# Start of INFORMATION SHOWN
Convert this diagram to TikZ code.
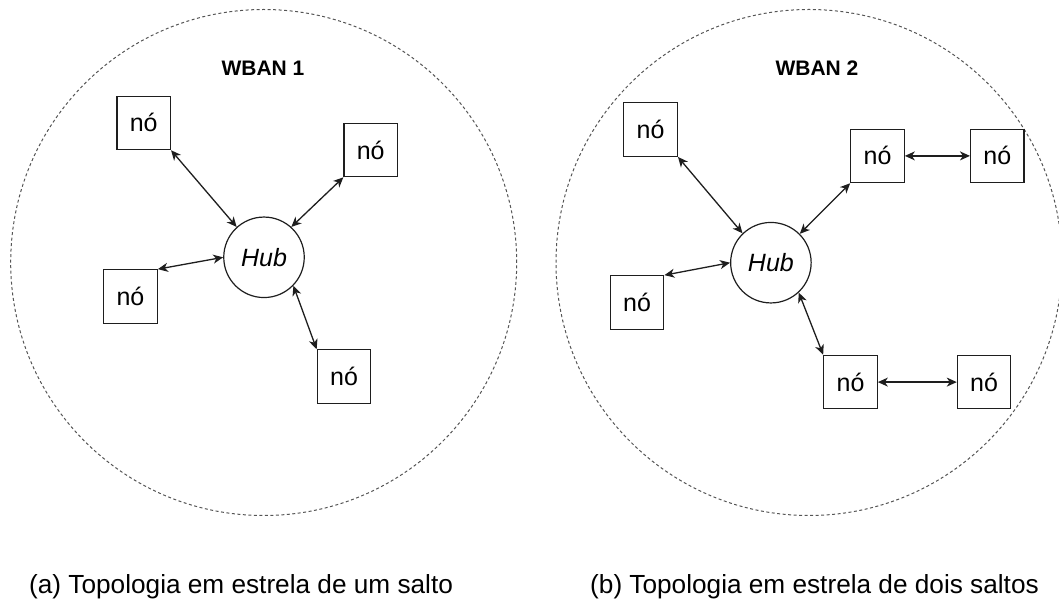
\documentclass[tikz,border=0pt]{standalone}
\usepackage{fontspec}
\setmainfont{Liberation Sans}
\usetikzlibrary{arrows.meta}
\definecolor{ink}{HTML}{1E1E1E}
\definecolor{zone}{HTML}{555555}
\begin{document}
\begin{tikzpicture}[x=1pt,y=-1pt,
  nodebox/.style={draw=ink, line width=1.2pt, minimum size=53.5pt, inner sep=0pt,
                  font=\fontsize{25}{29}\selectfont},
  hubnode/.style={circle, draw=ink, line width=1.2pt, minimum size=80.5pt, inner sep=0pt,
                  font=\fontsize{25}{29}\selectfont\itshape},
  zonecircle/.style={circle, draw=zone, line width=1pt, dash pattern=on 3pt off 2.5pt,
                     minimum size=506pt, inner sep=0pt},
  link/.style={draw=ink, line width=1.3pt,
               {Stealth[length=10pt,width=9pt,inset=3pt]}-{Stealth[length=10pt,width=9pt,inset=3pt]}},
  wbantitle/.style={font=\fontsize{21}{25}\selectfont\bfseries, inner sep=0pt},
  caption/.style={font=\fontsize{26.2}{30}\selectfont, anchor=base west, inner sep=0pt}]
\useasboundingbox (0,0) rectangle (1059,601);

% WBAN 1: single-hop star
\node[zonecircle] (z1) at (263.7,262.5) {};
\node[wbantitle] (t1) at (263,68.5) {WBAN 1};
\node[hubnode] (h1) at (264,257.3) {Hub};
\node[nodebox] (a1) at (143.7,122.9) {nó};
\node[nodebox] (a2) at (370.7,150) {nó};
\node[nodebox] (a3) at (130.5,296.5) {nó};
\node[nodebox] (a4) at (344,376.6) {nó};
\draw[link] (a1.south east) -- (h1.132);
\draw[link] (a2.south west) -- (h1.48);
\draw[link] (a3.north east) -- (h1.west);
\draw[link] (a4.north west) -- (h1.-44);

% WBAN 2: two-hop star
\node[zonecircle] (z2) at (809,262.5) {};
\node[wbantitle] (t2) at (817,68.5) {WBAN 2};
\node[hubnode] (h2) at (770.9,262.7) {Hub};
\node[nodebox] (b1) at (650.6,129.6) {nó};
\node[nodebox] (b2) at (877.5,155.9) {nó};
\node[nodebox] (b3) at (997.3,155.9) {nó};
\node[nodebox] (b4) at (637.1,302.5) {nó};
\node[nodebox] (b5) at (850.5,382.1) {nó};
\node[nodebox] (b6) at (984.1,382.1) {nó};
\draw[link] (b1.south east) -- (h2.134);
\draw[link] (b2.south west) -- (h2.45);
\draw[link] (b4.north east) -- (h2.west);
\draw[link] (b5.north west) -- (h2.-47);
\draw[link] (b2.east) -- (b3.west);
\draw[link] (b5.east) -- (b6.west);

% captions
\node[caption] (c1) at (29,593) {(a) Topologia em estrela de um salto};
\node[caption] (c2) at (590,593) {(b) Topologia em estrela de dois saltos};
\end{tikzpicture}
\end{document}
# End of INFORMATION SHOWN
* _WHAT IS EXPECTED_
Leaving the pictures aside, transcribe the entire listing exactly.

* _WORKED SOLUTION_
Convert this diagram to TikZ code.
\documentclass[tikz,border=0pt]{standalone}
\usepackage{fontspec}
\setmainfont{Liberation Sans}
\usetikzlibrary{arrows.meta}
\definecolor{ink}{HTML}{1E1E1E}
\definecolor{zone}{HTML}{555555}
\begin{document}
\begin{tikzpicture}[x=1pt,y=-1pt,
  nodebox/.style={draw=ink, line width=1.2pt, minimum size=53.5pt, inner sep=0pt,
                  font=\fontsize{25}{29}\selectfont},
  hubnode/.style={circle, draw=ink, line width=1.2pt, minimum size=80.5pt, inner sep=0pt,
                  font=\fontsize{25}{29}\selectfont\itshape},
  zonecircle/.style={circle, draw=zone, line width=1pt, dash pattern=on 3pt off 2.5pt,
                     minimum size=506pt, inner sep=0pt},
  link/.style={draw=ink, line width=1.3pt,
               {Stealth[length=10pt,width=9pt,inset=3pt]}-{Stealth[length=10pt,width=9pt,inset=3pt]}},
  wbantitle/.style={font=\fontsize{21}{25}\selectfont\bfseries, inner sep=0pt},
  caption/.style={font=\fontsize{26.2}{30}\selectfont, anchor=base west, inner sep=0pt}]
\useasboundingbox (0,0) rectangle (1059,601);

% WBAN 1: single-hop star
\node[zonecircle] (z1) at (263.7,262.5) {};
\node[wbantitle] (t1) at (263,68.5) {WBAN 1};
\node[hubnode] (h1) at (264,257.3) {Hub};
\node[nodebox] (a1) at (143.7,122.9) {nó};
\node[nodebox] (a2) at (370.7,150) {nó};
\node[nodebox] (a3) at (130.5,296.5) {nó};
\node[nodebox] (a4) at (344,376.6) {nó};
\draw[link] (a1.south east) -- (h1.132);
\draw[link] (a2.south west) -- (h1.48);
\draw[link] (a3.north east) -- (h1.west);
\draw[link] (a4.north west) -- (h1.-44);

% WBAN 2: two-hop star
\node[zonecircle] (z2) at (809,262.5) {};
\node[wbantitle] (t2) at (817,68.5) {WBAN 2};
\node[hubnode] (h2) at (770.9,262.7) {Hub};
\node[nodebox] (b1) at (650.6,129.6) {nó};
\node[nodebox] (b2) at (877.5,155.9) {nó};
\node[nodebox] (b3) at (997.3,155.9) {nó};
\node[nodebox] (b4) at (637.1,302.5) {nó};
\node[nodebox] (b5) at (850.5,382.1) {nó};
\node[nodebox] (b6) at (984.1,382.1) {nó};
\draw[link] (b1.south east) -- (h2.134);
\draw[link] (b2.south west) -- (h2.45);
\draw[link] (b4.north east) -- (h2.west);
\draw[link] (b5.north west) -- (h2.-47);
\draw[link] (b2.east) -- (b3.west);
\draw[link] (b5.east) -- (b6.west);

% captions
\node[caption] (c1) at (29,593) {(a) Topologia em estrela de um salto};
\node[caption] (c2) at (590,593) {(b) Topologia em estrela de dois saltos};
\end{tikzpicture}
\end{document}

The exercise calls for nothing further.